Opinion

Time to stop giving political cover to crime gangs

 Members of the Independent Reporting Commission Tim O'Connor, Mitchell Reiss, Monica McWilliams and John McBurney as they launched their first report into paramilitary activity Picture Mal McCann.
Members of the Independent Reporting Commission Tim O'Connor, Mitchell Reiss, Monica McWilliams and John McBurney as they launched their first report into paramilitary activity Picture Mal McCann. Members of the Independent Reporting Commission Tim O'Connor, Mitchell Reiss, Monica McWilliams and John McBurney as they launched their first report into paramilitary activity Picture Mal McCann.

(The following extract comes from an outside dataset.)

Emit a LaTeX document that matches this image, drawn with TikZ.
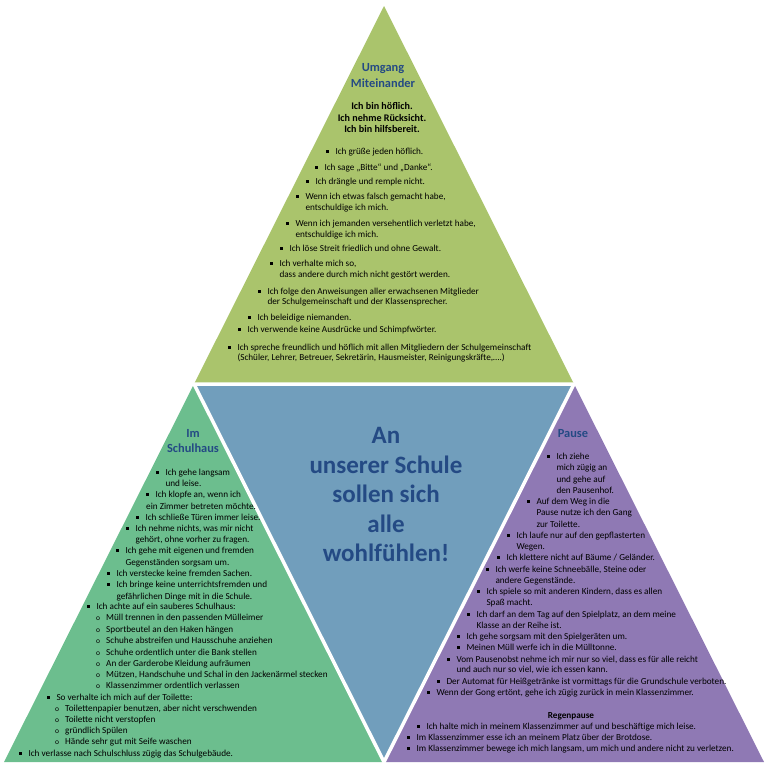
\documentclass[tikz,border=0pt]{standalone}
\usepackage{fontspec}
\setmainfont{Carlito}
\definecolor{topg}{RGB}{170,196,108}
\definecolor{leftg}{RGB}{108,190,142}
\definecolor{midb}{RGB}{113,158,188}
\definecolor{purp}{RGB}{143,121,180}
\definecolor{navy}{RGB}{36,74,132}
\newcounter{nc}
\newcommand\sqb{\rule[1.4pt]{2.7pt}{2.7pt}}
\newcommand\Bl[3]{\stepcounter{nc}\node[bt] (n\arabic{nc}) at (#1-1.3,#2+3) {\makebox[9.6pt][l]{\sqb}#3};}
\newcommand\Ln[3]{\stepcounter{nc}\node[bt] (n\arabic{nc}) at (#1,#2+3) {#3};}
\newcommand\Sb[3]{\stepcounter{nc}\node[bt] (n\arabic{nc}) at (#1-2,#2+3) {\makebox[10pt][l]{\fontsize{7.5}{8}\selectfont o}#3};}
\begin{document}
\begin{tikzpicture}[x=1pt,y=-1pt,
  bt/.style={anchor=base west, inner sep=0pt, font=\fontsize{9.2}{11}\selectfont, text=black},
  ttl/.style={anchor=base, inner sep=0pt, font=\fontsize{12.4}{14}\selectfont\bfseries, text=navy},
  motto/.style={anchor=base, inner sep=0pt, font=\fontsize{10.1}{12}\selectfont\bfseries, text=black},
  rgp/.style={anchor=base, inner sep=0pt, font=\fontsize{9.2}{11}\selectfont\bfseries, text=black},
  big/.style={anchor=base, inner sep=0pt, font=\fontsize{25}{28}\selectfont\bfseries, text=navy}]
\useasboundingbox (0,0) rectangle (768,766);
\coordinate (A) at (384,6);
\coordinate (L) at (4,762);
\coordinate (R) at (764,762);
\coordinate (ML) at (194,384);
\coordinate (MR) at (574,384);
\coordinate (MB) at (384,762);
\fill[topg] (A)--(ML)--(MR)--cycle;
\fill[leftg] (ML)--(L)--(MB)--cycle;
\fill[purp] (MR)--(MB)--(R)--cycle;
\fill[midb] (ML)--(MR)--(MB)--cycle;
\draw[white, line width=3.5pt] (ML)--(MR)--(MB)--cycle;
% top
\node[ttl] (tU) at (383,71.5) {Umgang};
\node[ttl] (tM) at (383,87.5) {Miteinander};
\node[motto] (m1) at (382,109.5) {Ich bin höflich.};
\node[motto] (m2) at (382,121.5) {Ich nehme Rücksicht.};
\node[motto] (m3) at (382,132.5) {Ich bin hilfsbereit.};
\Bl{327}{151}{Ich grüße jeden höflich.}
\Bl{316}{167}{Ich sage „Bitte“ und „Danke“.}
\Bl{307}{181}{Ich drängle und remple nicht.}
\Bl{297}{196}{Wenn ich etwas falsch gemacht habe,}
\Ln{305.3}{207}{entschuldige ich mich.}
\Bl{287}{223}{Wenn ich jemanden versehentlich verletzt habe,}
\Ln{295.3}{234}{entschuldige ich mich.}
\Bl{281}{248}{Ich löse Streit friedlich und ohne Gewalt.}
\Bl{271}{263}{Ich verhalte mich so,}
\Ln{279.3}{274}{dass andere durch mich nicht gestört werden.}
\Bl{259}{291}{Ich folge den Anweisungen aller erwachsenen Mitglieder}
\Ln{267.3}{301}{der Schulgemeinschaft und der Klassensprecher.}
\Bl{249}{317}{Ich beleidige niemanden.}
\Bl{239}{329}{Ich verwende keine Ausdrücke und Schimpfwörter.}
\Bl{229}{347}{Ich spreche freundlich und höflich mit allen Mitgliedern der Schulgemeinschaft}
\Ln{237.3}{357}{(Schüler, Lehrer, Betreuer, Sekretärin, Hausmeister, Reinigungskräfte,….)}
% left
\node[ttl] (tI) at (193,437.5) {Im};
\node[ttl] (tS) at (193,452.5) {Schulhaus};
\Bl{157}{472}{Ich gehe langsam}
\Ln{165.3}{483}{und leise.}
\Bl{147}{494}{Ich klopfe an, wenn ich}
\Ln{146}{506}{ein Zimmer betreten möchte.}
\Bl{137}{517}{Ich schließe Türen immer leise.}
\Bl{127}{528}{Ich nehme nichts, was mir nicht}
\Ln{135.3}{539}{gehört, ohne vorher zu fragen.}
\Bl{117}{550}{Ich gehe mit eigenen und fremden}
\Ln{125.3}{562}{Gegenständen sorgsam um.}
\Bl{108}{573}{Ich verstecke keine fremden Sachen.}
\Bl{108}{584}{Ich bringe keine unterrichtsfremden und}
\Ln{116.3}{596}{gefährlichen Dinge mit in die Schule.}
\Bl{88}{606}{Ich achte auf ein sauberes Schulhaus:}
\Sb{98}{617}{Müll trennen in den passenden Mülleimer}
\Sb{98}{629}{Sportbeutel an den Haken hängen}
\Sb{98}{640}{Schuhe abstreifen und Hausschuhe anziehen}
\Sb{98}{652}{Schuhe ordentlich unter die Bank stellen}
\Sb{98}{663}{An der Garderobe Kleidung aufräumen}
\Sb{98}{674}{Mützen, Handschuhe und Schal in den Jackenärmel stecken}
\Sb{98}{685}{Klassenzimmer ordentlich verlassen}
\Bl{48}{697}{So verhalte ich mich auf der Toilette:}
\Sb{57}{708}{Toilettenpapier benutzen, aber nicht verschwenden}
\Sb{57}{719}{Toilette nicht verstopfen}
\Sb{57}{730}{gründlich Spülen}
\Sb{57}{741}{Hände sehr gut mit Seife waschen}
\Bl{20}{753}{Ich verlasse nach Schulschluss zügig das Schulgebäude.}
% center
\node[big] (c1) at (386,443) {An};
\node[big] (c2) at (386,473) {unserer Schule};
\node[big] (c3) at (386,502) {sollen sich};
\node[big] (c4) at (386,532) {alle};
\node[big] (c5) at (386,561) {wohlfühlen!};
% right
\node[ttl] (tP) at (573,437.5) {Pause};
\Bl{548}{456}{Ich ziehe}
\Ln{556.3}{467}{mich zügig an}
\Ln{556.3}{479}{und gehe auf}
\Ln{556.3}{490}{den Pausenhof.}
\Bl{528}{501}{Auf dem Weg in die}
\Ln{536.3}{512}{Pause nutze ich den Gang}
\Ln{536.3}{524}{zur Toilette.}
\Bl{508}{535}{Ich laufe nur auf den gepflasterten}
\Ln{516.3}{546}{Wegen.}
\Bl{498}{557}{Ich klettere nicht auf Bäume / Geländer.}
\Bl{487}{569}{Ich werfe keine Schneebälle, Steine oder}
\Ln{495.3}{580}{andere Gegenstände.}
\Bl{478}{591}{Ich spiele so mit anderen Kindern, dass es allen}
\Ln{486.3}{602}{Spaß macht.}
\Bl{468}{614}{Ich darf an dem Tag auf den Spielplatz, an dem meine}
\Ln{476.3}{625}{Klasse an der Reihe ist.}
\Bl{458}{636}{Ich gehe sorgsam mit den Spielgeräten um.}
\Bl{458}{647}{Meinen Müll werfe ich in die Mülltonne.}
\Bl{448}{659}{Vom Pausenobst nehme ich mir nur so viel, dass es für alle reicht}
\Ln{456.3}{669}{und auch nur so viel, wie ich essen kann.}
\Bl{438}{681}{Der Automat für Heißgetränke ist vormittags für die Grundschule verboten.}
\Bl{428}{692}{Wenn der Gong ertönt, gehe ich zügig zurück in mein Klassenzimmer.}
\node[rgp] (rg) at (571,718) {Regenpause};
\Bl{418}{726}{Ich halte mich in meinem Klassenzimmer auf und beschäftige mich leise.}
\Bl{408}{737}{Im Klassenzimmer esse ich an meinem Platz über der Brotdose.}
\Bl{408}{748}{Im Klassenzimmer bewege ich mich langsam, um mich und andere nicht zu verletzen.}
\end{tikzpicture}
\end{document}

The first report from the Independent Reporting Commission, reveals little communities at the knife edge of paramilitary activity don't already know.

Paramilitarism is still rife, it thrives in areas of high deprivation and the lack of proper political direction is hampering progress.

However while the argument that the political crisis is a factor in preventing the implementation of planned strategies holds some water, the reality is that in the previous ten years of relatively unbroken devolution there was little in the way of progress.

In fact the report notes that £12m has been provided in funding to parts of Belfast vulnerable to the influence of paramilitarism, arguably with a poor return on that investment.

In reality paramilitarism has changed dramatically since the Good Friday Agreement, rather than a small number of main groupings there are now a collection of fractured organisations, ruled like mini fiefdoms, little more than individual crime gangs with handfuls of members.

Those former combatants who truly wanted to move on did so quite some time ago, many now contributing to their communities in a positive and meaningful way.

What has been left behind are numerous vigilante gangs, making money both illegally through drugs and extortion, and legally through ill-conceived funding projects that have only served to legitimise senior paramilitary figures.

The first report has revealed little that we don't already know, The second and third will be in the same vein if an acceptance that appeasement of still active gangs is not working and it's time to treat criminals as just that and stop giving political cover to their activities.